Solastalgia Exhibition
A collaboration with artist Mary Branson, we transformed this 12th century church in Surrey UK into an atmospheric space responding to the climate crisis and sensory experiences connecting us to nature. The church has hosted us separately before but, in a desire to express our growing concerns, we were drawn here again in September 2024.
In the sylvan quiet of Albury Old Saxon church, a group of artworks ask visitors to consider the loss we face in an uncertain future. The raw beauty of trees, water and the intricate details of the natural world are slowly leaving us. As humans, we can hold a sense of vivid appreciation and loss in the same thought. Coined by Australian philosopher Glenn Albrecht, solastagia implies a sense of change for an upcoming loss of home. As we come to terms with environmental tipping points, habitat loss will surely push society into a longing for home as it once was.
Using elemental materials, such as clay and glass, in a set of site-specific installations and other artworks, we examined a language of touch, tension and connection to the forces of nature.
Humans are powerfully intertwined with Earth. In terms of evolution, we are a recent development on this four-billion-year-old rocky planet and individually we have relatively fleeting lives. We make up just .01% of all life yet we have a disproportional impact on the natural world.
Exquisitely unique and bursting with life, this planet serves as our biological spaceship as we spin through the solar system. We live in delicate balance with our surroundings – with just the right amount of oxygen (21%), light and water to ensure we thrive. Sadly, the climate crisis has shown us that our worst threat is self-inflicted.

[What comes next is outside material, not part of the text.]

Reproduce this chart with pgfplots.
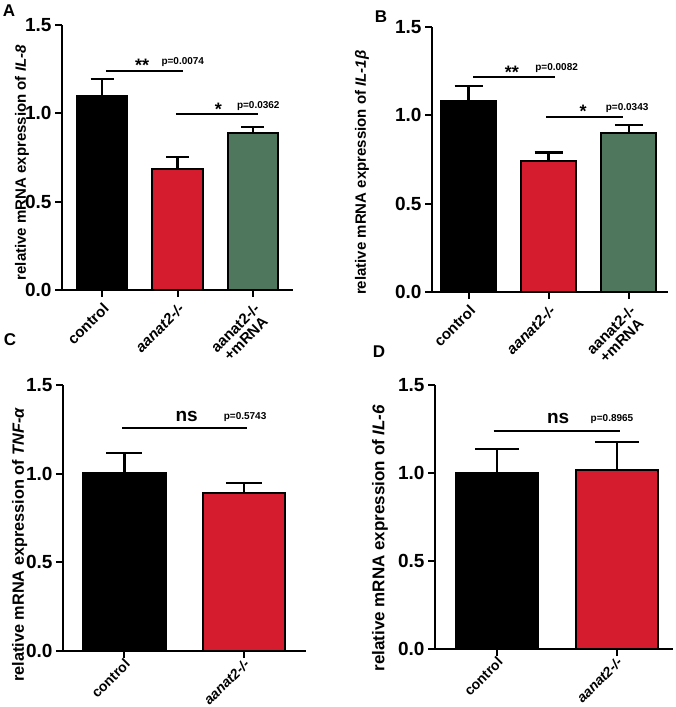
\documentclass[border=0pt]{standalone}
\usepackage{fontspec}
\setmainfont{Liberation Sans}
\usepackage{pgfplots}
\pgfplotsset{compat=1.18}
\definecolor{barred}{RGB}{213,28,46}
\definecolor{bargreen}{RGB}{78,119,94}

\pgfplotsset{
  panel/.style={
    scale only axis, anchor=south west,
    axis lines*=left, axis line style={line width=2.5pt},
    ymin=0, ymax=1.5, ytick={0,0.5,1,1.5},
    enlargelimits=false, clip=false,
    tick align=outside, major tick length=7pt,
    major tick style={black, line width=2pt},
    yticklabel style={font=\fontsize{19}{19}\selectfont\bfseries,
      /pgf/number format/.cd, fixed, fixed zerofill, precision=1, assume math mode=true},
    xticklabel style={font=\fontsize{15}{15}\selectfont\bfseries, rotate=45,
      anchor=north east, align=center},
    xtick={0,1,2},
  },
  bar/.style={ybar, bar shift=0pt, bar width=#1, draw=black, line width=2pt},
  errb/.style={error bars/.cd, y dir=plus, y explicit, error mark=|,
    error bar style={line width=2.5pt, black},
    error mark options={mark size=#1, line width=2.5pt, black}},
}
\tikzset{
  sig/.style={font=\fontsize{18}{18}\selectfont\bfseries},
  pval/.style={font=\fontsize{10}{10}\selectfont\bfseries},
}

\begin{document}
\begin{tikzpicture}[x=1pt, y=1pt]
\path[use as bounding box] (0,0) rectangle (675,707);

% panel letters
\node[font=\fontsize{17}{17}\selectfont\bfseries] at (9,696) {A};
\node[font=\fontsize{17}{17}\selectfont\bfseries] at (381,690) {B};
\node[font=\fontsize{17}{17}\selectfont\bfseries] at (10,367) {C};
\node[font=\fontsize{17}{17}\selectfont\bfseries] at (379,355) {D};

% A: IL-8
\begin{axis}[panel, at={(62pt,417pt)}, width=231pt, height=265pt,
  xmin=-0.53, xmax=2.53,
  xticklabels={control, \textit{aanat2-/-}, {aanat2-/-\\+mRNA}},
  ylabel={relative mRNA expression of \textit{IL-8}},
  ylabel style={at={(axis description cs:-0.173,0.48)}, anchor=center,
    font=\fontsize{15}{15}\selectfont\bfseries}]
\addplot[bar=0.675, fill=black, errb=11.5pt] coordinates {(0,1.098) +- (0,0.096)};
\addplot[bar=0.675, fill=barred, errb=11.5pt] coordinates {(1,0.685) +- (0,0.068)};
\addplot[bar=0.675, fill=bargreen, errb=11.5pt] coordinates {(2,0.889) +- (0,0.034)};
\draw[line width=2pt] (axis cs:0.05,1.24) -- (axis cs:1.07,1.24);
\draw[line width=2pt] (axis cs:0.98,0.996) -- (axis cs:2.07,0.996);
\node[sig] at (axis cs:0.53,1.27) {**};
\node[pval] at (axis cs:1.07,1.29) {p=0.0074};
\node[sig] at (axis cs:1.54,1.025) {*};
\node[pval] at (axis cs:2.07,1.04) {p=0.0362};
\end{axis}

% B: IL-1beta
\begin{axis}[panel, at={(432pt,415pt)}, width=236pt, height=265pt,
  xmin=-0.456, xmax=2.49,
  xticklabels={control, \textit{aanat2-/-}, {aanat2-/-\\+mRNA}},
  ylabel={relative mRNA expression of \textit{IL-1β}},
  ylabel style={at={(axis description cs:-0.297,0.45)}, anchor=center,
    font=\fontsize{15}{15}\selectfont\bfseries}]
\addplot[bar=0.69, fill=black, errb=14pt] coordinates {(0,1.081) +- (0,0.085)};
\addplot[bar=0.69, fill=barred, errb=14pt] coordinates {(1,0.742) +- (0,0.048)};
\addplot[bar=0.69, fill=bargreen, errb=14pt] coordinates {(2,0.900) +- (0,0.045)};
\draw[line width=2pt] (axis cs:0.06,1.217) -- (axis cs:1.08,1.217);
\draw[line width=2pt] (axis cs:0.97,0.99) -- (axis cs:1.93,0.99);
\node[sig] at (axis cs:0.54,1.245) {**};
\node[pval] at (axis cs:1.1,1.27) {p=0.0082};
\node[sig] at (axis cs:1.43,1.02) {*};
\node[pval] at (axis cs:1.98,1.04) {p=0.0343};
\end{axis}

% C: TNF-alpha
\begin{axis}[panel, at={(63pt,56pt)}, width=243pt, height=266pt,
  xmin=-0.515, xmax=1.52,
  xticklabel style={font=\fontsize{14}{14}\selectfont\bfseries, xshift=3pt, yshift=4pt},
  xticklabels={control, \textit{aanat2-/-}},
  ylabel={relative mRNA expression of \textit{TNF-α}},
  ylabel style={at={(axis description cs:-0.178,0.40)}, anchor=center,
    font=\fontsize{16.3}{16.3}\selectfont\bfseries}]
\addplot[bar=0.69, fill=black, errb=18pt] coordinates {(0,1.004) +- (0,0.113)};
\addplot[bar=0.69, fill=barred, errb=18pt] coordinates {(1,0.891) +- (0,0.056)};
\draw[line width=2pt] (axis cs:-0.02,1.258) -- (axis cs:1.03,1.258);
\node[font=\fontsize{19}{19}\selectfont\bfseries] at (axis cs:0.52,1.325) {ns};
\node[pval] at (axis cs:1.01,1.32) {p=0.5743};
\end{axis}

% D: IL-6
\begin{axis}[panel, at={(435pt,58pt)}, width=238pt, height=264pt,
  xmin=-0.52, xmax=1.47,
  xticklabel style={font=\fontsize{14}{14}\selectfont\bfseries, xshift=3pt, yshift=4pt},
  xticklabels={control, \textit{aanat2-/-}},
  ylabel={relative mRNA expression of \textit{IL-6}},
  ylabel style={at={(axis description cs:-0.231,0.42)}, anchor=center,
    font=\fontsize{17}{17}\selectfont\bfseries}]
\addplot[bar=0.69, fill=black, errb=22pt] coordinates {(0,1.0) +- (0,0.136)};
\addplot[bar=0.69, fill=barred, errb=22pt] coordinates {(1,1.017) +- (0,0.159)};
\draw[line width=2pt] (axis cs:-0.03,1.239) -- (axis cs:1.03,1.239);
\node[font=\fontsize{19}{19}\selectfont\bfseries] at (axis cs:0.51,1.307) {ns};
\node[pval] at (axis cs:0.96,1.307) {p=0.8965};
\end{axis}
\end{tikzpicture}
\end{document}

In this work, 40 fragile glass pieces are suspended via taught red string above a large ocean-polished rock, immobile on the ancient stone floor. Tension and weight keep the pieces in equilibrium. If gently touched, the glass comes to life, chiming its existence with a cautionary tone.
I’m fortunate that my studio is surrounded by trees. The tallest is a majestic conifer that drops hundreds of pine cones each year, smooth at first, then spiky when open, its winged seeds propel them to the ground.
Nature is so prolific and determined to survive. One day while marvelling at its methods I sadly realised that the warming climate means many of the trees I love will not survive the transition. The lush green of the Surrey Hills may one day be a thing of the past. Over the last few decades we’ve lost 11% of native species – higher than the national average, despite being the most wooded county in England.
In my native California, wildfires are decimating thousands of square miles of forests including Giant Sequoias like the one outside Albury Saxon Church. Nature can’t reproduce fast enough to keep up with our damaging obsession with fossil fuels and technology. This work shouts ‘emergency’ as the climate spirals out of control.
Looking to the horizon, standing on the edge of land and sea, the roar of the undertow signals to me that a seismic shift is taking place - and the world I know is passing. I sense my home is leaving me. This work is an installation of sound vessels that seek to combine the power of the sea and the fragility of our breath – to capture a place where they meet and to try to articulate the existential distress of Solastalgia.
The hand-built anthropomorphic clay forms are porous, infused with the smoke of seaweed and sheep’s wool during firing. With special thanks to Mat Clark and Edd Jordan.
This ceramic frieze reflects our recent entry and rapid advancement into the current Anthropocene epoch – the Age of Man. Smoke fired flint artefacts are dipped into cadmium yellow industrial paint, evoking our relationship to the sun in the face of climate change and man’s technological development. The increasing amounts of cadmium yellow in each concentric layer depicts the rise in atmospheric temperature.
Geologists have described a key environmental marker, ‘The Golden Spike’, when plutonium isotopes left from the hydrogen bomb tests of the 1950s. This is when the Earth left behind the previous Holocene epoch – a relatively stable period that had lasted for 11,700 years, at the end of the last major Ice Age.
With each circular ring, the yellow starts to drown the fossils, suggesting the ‘Great Acceleration’ caused by a range of activities: the burning of fossil fuels, deforestation, plastics and chemical fertilisers, the loss of biodiversity; and radioactive contamination from weapons testing. Reaching back through the lens of geoarchaeology, we can understand our human path through our cultural evolution and the traces of what we have created.